War on Drugs a “Total Failure” And Statistics to Prove It
Former President Jimmy Carter, writing in a NYTimes op-ed, agreed with a Global Commission on Drug Policy that showed the current global War on Drugs to be a “total failure, espeically in the US.
Statistics more than back up this accusation.
The Global Commission on Drug Policy reported that between 1998 and 2008, global use of opiates increased 34.5 percent, cocaine 27 percent, and cannabis 8.5 percent.
Carter said when he left the presidential office in 1980, 500,000 people were incarcerated in America. At the end of 2009, the number jumped to 2.3 million. If the number of people on probation and parole are included, the figure totals 7.2 million people, or more than 3 percent of all US adults.
In 2011, 50.8 percent of Federal inmates are incarcerated for drug offenses. This compares to just 4.2 percent for robbery, 2.7 percent for homicide/assault/kidnapping, and 4.7 percent for sex offenses.
In fact, since the mid-1990s, violent crimes (murder, rape and sexual assault, robbery, and assault) and burglary have steadily declined. What has skyrocketed is arrests for drug offenses.
In the last decade, due almost solely to the surge in drug-related arrests, US prisons are massively overcrowded and underfunded. The rehabilitation aspect of incarceration is slim to nil.

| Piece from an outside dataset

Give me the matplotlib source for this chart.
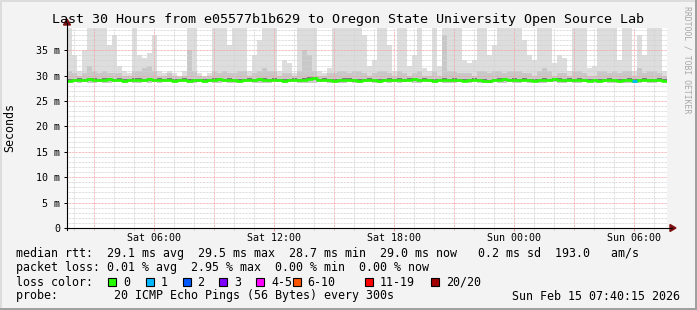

Today more than ever, Carter's fear in 1977 that penalties for drugs are doing more damage than drugs themselves rings true.
Carter put forth the following recommendations to address the abysmal failure of the War on Drugs policies:
1. Decriminalized the possession of less than one ounce of marijuana and add a full program to treat addicts.
2. Remove mandatory minimum sentencing and “three strikes you’re out” laws.
3. Don’t rely on controlling drug imports from foreign countries. It doesn’t work and is responsible for “a terrible escalation in drug-related violence, corruption and gross violations of human rights in a growing number of Latin American countries.”
4. Experiment with legal regulation of drugs and thus takeaway the power of organized crime.